● What the task requires
Copy word for word the lines in the records below, starting at the line with "Write a Python" and ending at the line with "-0.11, -0.13, -0.38]". Skip the pictures.

● Information provided
####################

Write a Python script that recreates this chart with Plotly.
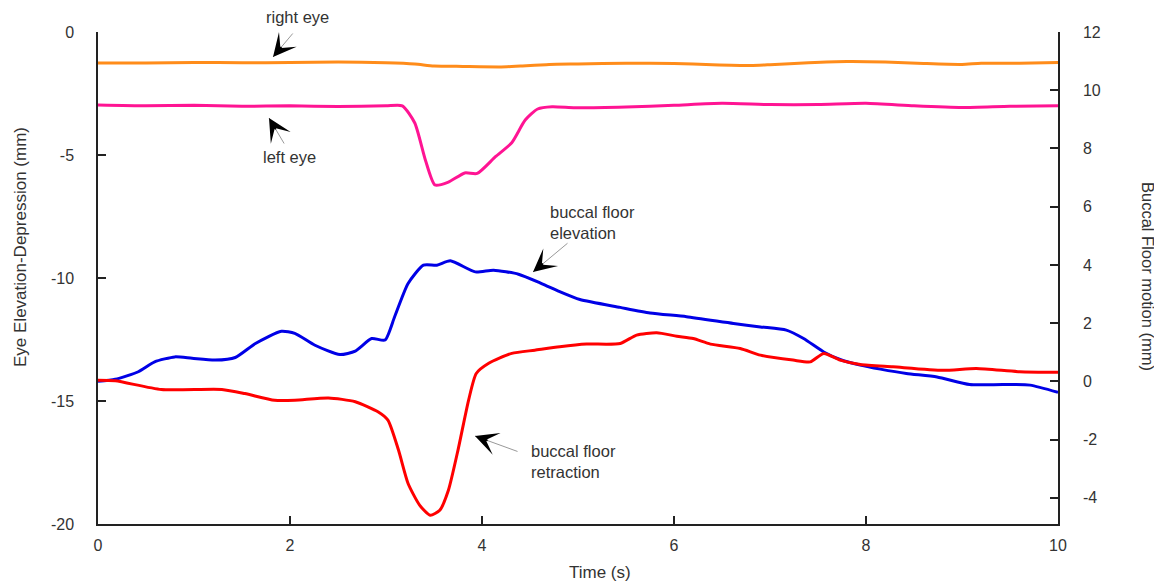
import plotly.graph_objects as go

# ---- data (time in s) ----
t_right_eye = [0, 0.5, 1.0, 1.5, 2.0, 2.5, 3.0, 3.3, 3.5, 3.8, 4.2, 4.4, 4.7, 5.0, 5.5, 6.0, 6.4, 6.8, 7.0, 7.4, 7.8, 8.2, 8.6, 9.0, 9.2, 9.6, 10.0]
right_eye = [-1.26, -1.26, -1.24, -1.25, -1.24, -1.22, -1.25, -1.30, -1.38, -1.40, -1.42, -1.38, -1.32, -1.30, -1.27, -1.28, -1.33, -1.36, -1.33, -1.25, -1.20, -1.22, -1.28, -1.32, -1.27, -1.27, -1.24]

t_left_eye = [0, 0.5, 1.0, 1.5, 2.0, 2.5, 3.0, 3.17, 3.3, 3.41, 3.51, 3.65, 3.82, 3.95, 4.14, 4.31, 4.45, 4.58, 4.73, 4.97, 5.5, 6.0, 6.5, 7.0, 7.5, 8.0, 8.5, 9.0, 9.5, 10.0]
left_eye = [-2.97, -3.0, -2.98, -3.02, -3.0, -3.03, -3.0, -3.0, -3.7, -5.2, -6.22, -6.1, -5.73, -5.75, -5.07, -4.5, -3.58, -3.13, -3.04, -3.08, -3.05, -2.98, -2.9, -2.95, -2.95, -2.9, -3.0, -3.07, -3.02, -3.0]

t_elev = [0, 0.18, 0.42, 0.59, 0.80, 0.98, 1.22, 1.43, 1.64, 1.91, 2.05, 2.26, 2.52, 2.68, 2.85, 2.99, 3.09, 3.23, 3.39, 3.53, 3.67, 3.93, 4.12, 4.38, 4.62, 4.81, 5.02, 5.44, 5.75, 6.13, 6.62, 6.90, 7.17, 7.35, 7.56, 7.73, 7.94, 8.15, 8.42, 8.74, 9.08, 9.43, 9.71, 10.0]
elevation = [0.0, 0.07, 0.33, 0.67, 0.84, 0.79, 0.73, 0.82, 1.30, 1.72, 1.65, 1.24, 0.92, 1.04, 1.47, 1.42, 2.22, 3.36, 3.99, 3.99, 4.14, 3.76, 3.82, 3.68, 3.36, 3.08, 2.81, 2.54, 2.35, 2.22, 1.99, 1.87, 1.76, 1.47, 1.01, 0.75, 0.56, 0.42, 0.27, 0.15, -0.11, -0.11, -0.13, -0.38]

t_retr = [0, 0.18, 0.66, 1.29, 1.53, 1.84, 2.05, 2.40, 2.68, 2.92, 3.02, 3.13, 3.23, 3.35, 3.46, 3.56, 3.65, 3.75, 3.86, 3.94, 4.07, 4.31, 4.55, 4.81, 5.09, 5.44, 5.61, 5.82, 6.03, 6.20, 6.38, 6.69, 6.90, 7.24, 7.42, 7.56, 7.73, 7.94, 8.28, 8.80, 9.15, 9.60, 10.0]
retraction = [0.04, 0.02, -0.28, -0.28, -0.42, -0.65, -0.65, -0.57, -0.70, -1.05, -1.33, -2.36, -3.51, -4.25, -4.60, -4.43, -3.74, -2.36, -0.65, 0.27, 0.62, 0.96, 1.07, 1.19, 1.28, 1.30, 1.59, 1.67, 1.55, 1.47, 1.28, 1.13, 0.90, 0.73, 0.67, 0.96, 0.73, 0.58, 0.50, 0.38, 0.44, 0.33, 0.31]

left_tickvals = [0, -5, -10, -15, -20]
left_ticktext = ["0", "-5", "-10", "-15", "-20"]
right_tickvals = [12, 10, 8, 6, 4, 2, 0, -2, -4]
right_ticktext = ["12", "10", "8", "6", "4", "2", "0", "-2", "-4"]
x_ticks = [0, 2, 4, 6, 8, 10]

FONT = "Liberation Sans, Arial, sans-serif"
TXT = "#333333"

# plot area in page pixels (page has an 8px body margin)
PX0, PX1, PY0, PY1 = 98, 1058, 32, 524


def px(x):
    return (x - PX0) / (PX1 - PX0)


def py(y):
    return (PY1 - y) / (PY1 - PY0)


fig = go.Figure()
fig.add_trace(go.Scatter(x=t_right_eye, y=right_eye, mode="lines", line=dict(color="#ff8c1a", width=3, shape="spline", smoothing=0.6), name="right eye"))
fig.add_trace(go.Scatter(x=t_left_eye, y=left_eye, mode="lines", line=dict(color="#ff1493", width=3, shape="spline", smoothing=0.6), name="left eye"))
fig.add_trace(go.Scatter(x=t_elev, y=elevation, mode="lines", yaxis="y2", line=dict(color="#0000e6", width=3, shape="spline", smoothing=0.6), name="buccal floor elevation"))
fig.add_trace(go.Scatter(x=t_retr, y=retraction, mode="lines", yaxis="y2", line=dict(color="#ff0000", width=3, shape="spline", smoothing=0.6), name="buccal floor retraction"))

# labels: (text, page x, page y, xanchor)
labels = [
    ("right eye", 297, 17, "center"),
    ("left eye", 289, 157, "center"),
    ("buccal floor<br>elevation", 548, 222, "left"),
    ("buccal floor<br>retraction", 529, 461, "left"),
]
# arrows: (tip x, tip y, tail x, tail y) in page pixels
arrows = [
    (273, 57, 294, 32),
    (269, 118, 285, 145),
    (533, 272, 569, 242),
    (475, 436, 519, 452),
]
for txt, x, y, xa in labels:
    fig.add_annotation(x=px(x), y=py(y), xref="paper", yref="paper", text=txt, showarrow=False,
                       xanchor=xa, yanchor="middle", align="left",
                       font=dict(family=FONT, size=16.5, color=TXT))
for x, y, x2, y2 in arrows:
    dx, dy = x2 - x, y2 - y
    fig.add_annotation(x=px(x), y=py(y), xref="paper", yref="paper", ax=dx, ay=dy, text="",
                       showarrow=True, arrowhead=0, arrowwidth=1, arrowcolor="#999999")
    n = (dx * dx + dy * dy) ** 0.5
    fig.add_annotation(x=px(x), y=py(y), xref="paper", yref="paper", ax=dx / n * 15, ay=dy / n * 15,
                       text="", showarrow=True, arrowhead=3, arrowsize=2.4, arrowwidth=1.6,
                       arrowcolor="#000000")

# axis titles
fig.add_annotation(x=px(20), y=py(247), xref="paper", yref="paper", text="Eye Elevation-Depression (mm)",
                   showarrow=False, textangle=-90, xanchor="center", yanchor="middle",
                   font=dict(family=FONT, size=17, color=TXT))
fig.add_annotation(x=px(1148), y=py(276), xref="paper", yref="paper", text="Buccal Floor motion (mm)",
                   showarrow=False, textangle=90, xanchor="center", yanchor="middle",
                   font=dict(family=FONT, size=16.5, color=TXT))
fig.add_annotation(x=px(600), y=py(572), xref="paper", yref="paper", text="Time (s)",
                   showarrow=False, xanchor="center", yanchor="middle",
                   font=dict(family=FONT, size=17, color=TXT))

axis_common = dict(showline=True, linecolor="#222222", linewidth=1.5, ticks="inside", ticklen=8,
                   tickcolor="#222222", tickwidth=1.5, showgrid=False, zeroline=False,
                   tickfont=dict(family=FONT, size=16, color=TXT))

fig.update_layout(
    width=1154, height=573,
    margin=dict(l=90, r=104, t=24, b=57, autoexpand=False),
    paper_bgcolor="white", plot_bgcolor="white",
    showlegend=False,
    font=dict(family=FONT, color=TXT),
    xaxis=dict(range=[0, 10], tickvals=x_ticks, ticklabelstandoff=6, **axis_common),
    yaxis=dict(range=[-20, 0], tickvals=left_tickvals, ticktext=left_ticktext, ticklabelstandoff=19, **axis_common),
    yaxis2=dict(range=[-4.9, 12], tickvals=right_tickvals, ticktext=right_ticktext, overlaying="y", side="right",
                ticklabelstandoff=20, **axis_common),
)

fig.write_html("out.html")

####################

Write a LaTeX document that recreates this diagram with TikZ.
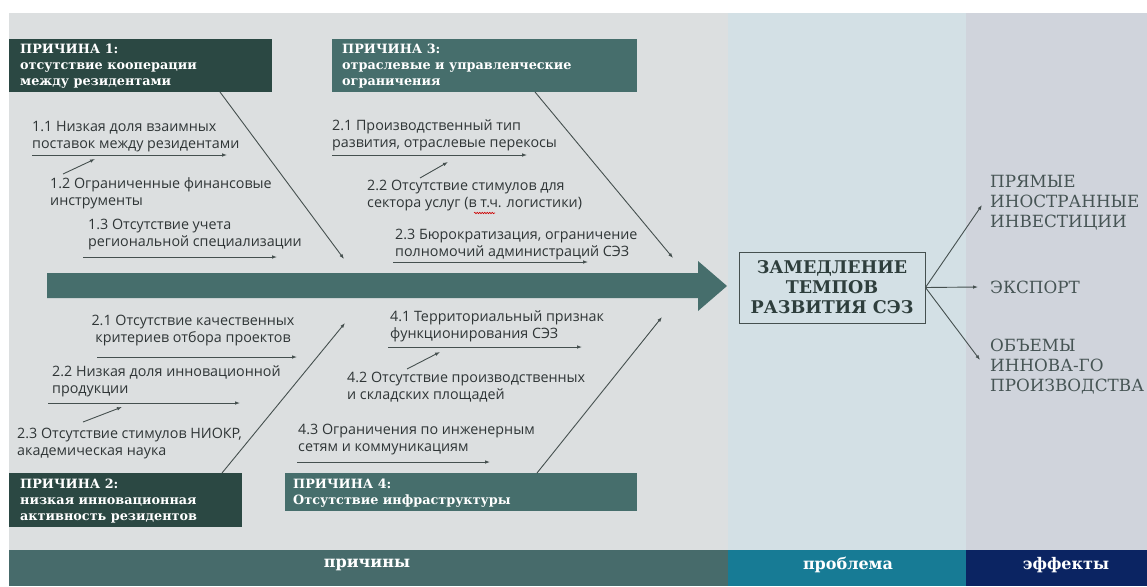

####################

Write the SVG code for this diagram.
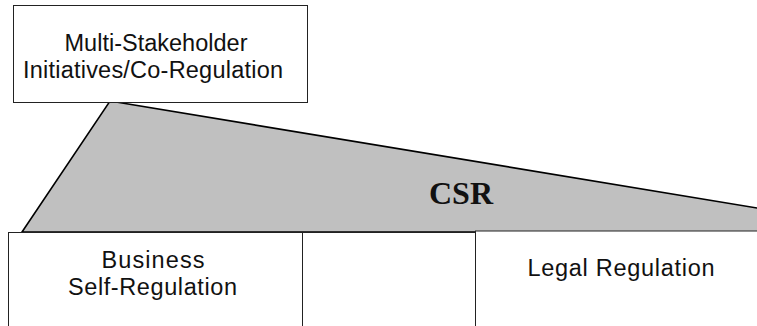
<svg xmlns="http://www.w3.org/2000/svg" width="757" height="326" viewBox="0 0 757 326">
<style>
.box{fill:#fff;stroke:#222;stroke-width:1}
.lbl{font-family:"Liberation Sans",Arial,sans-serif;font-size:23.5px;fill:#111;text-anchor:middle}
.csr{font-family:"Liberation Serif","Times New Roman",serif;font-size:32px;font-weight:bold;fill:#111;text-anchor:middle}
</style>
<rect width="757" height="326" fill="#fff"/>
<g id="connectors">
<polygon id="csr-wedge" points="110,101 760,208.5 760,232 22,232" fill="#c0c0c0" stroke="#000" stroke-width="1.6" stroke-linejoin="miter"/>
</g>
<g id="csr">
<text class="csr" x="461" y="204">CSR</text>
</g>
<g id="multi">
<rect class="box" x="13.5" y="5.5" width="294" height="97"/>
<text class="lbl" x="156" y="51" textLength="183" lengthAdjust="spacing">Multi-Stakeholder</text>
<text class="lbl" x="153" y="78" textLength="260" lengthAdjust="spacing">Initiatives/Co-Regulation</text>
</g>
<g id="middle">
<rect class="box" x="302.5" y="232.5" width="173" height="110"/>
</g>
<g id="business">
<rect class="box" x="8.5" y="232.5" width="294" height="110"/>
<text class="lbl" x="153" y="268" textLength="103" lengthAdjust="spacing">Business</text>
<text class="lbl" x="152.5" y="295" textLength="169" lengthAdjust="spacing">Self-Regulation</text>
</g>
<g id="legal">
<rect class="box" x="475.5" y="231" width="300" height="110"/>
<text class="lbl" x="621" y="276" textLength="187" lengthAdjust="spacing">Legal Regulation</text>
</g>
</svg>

####################

● Exercise response
Write a Python script that recreates this chart with Plotly.
import plotly.graph_objects as go

# ---- data (time in s) ----
t_right_eye = [0, 0.5, 1.0, 1.5, 2.0, 2.5, 3.0, 3.3, 3.5, 3.8, 4.2, 4.4, 4.7, 5.0, 5.5, 6.0, 6.4, 6.8, 7.0, 7.4, 7.8, 8.2, 8.6, 9.0, 9.2, 9.6, 10.0]
right_eye = [-1.26, -1.26, -1.24, -1.25, -1.24, -1.22, -1.25, -1.30, -1.38, -1.40, -1.42, -1.38, -1.32, -1.30, -1.27, -1.28, -1.33, -1.36, -1.33, -1.25, -1.20, -1.22, -1.28, -1.32, -1.27, -1.27, -1.24]

t_left_eye = [0, 0.5, 1.0, 1.5, 2.0, 2.5, 3.0, 3.17, 3.3, 3.41, 3.51, 3.65, 3.82, 3.95, 4.14, 4.31, 4.45, 4.58, 4.73, 4.97, 5.5, 6.0, 6.5, 7.0, 7.5, 8.0, 8.5, 9.0, 9.5, 10.0]
left_eye = [-2.97, -3.0, -2.98, -3.02, -3.0, -3.03, -3.0, -3.0, -3.7, -5.2, -6.22, -6.1, -5.73, -5.75, -5.07, -4.5, -3.58, -3.13, -3.04, -3.08, -3.05, -2.98, -2.9, -2.95, -2.95, -2.9, -3.0, -3.07, -3.02, -3.0]

t_elev = [0, 0.18, 0.42, 0.59, 0.80, 0.98, 1.22, 1.43, 1.64, 1.91, 2.05, 2.26, 2.52, 2.68, 2.85, 2.99, 3.09, 3.23, 3.39, 3.53, 3.67, 3.93, 4.12, 4.38, 4.62, 4.81, 5.02, 5.44, 5.75, 6.13, 6.62, 6.90, 7.17, 7.35, 7.56, 7.73, 7.94, 8.15, 8.42, 8.74, 9.08, 9.43, 9.71, 10.0]
elevation = [0.0, 0.07, 0.33, 0.67, 0.84, 0.79, 0.73, 0.82, 1.30, 1.72, 1.65, 1.24, 0.92, 1.04, 1.47, 1.42, 2.22, 3.36, 3.99, 3.99, 4.14, 3.76, 3.82, 3.68, 3.36, 3.08, 2.81, 2.54, 2.35, 2.22, 1.99, 1.87, 1.76, 1.47, 1.01, 0.75, 0.56, 0.42, 0.27, 0.15, -0.11, -0.11, -0.13, -0.38]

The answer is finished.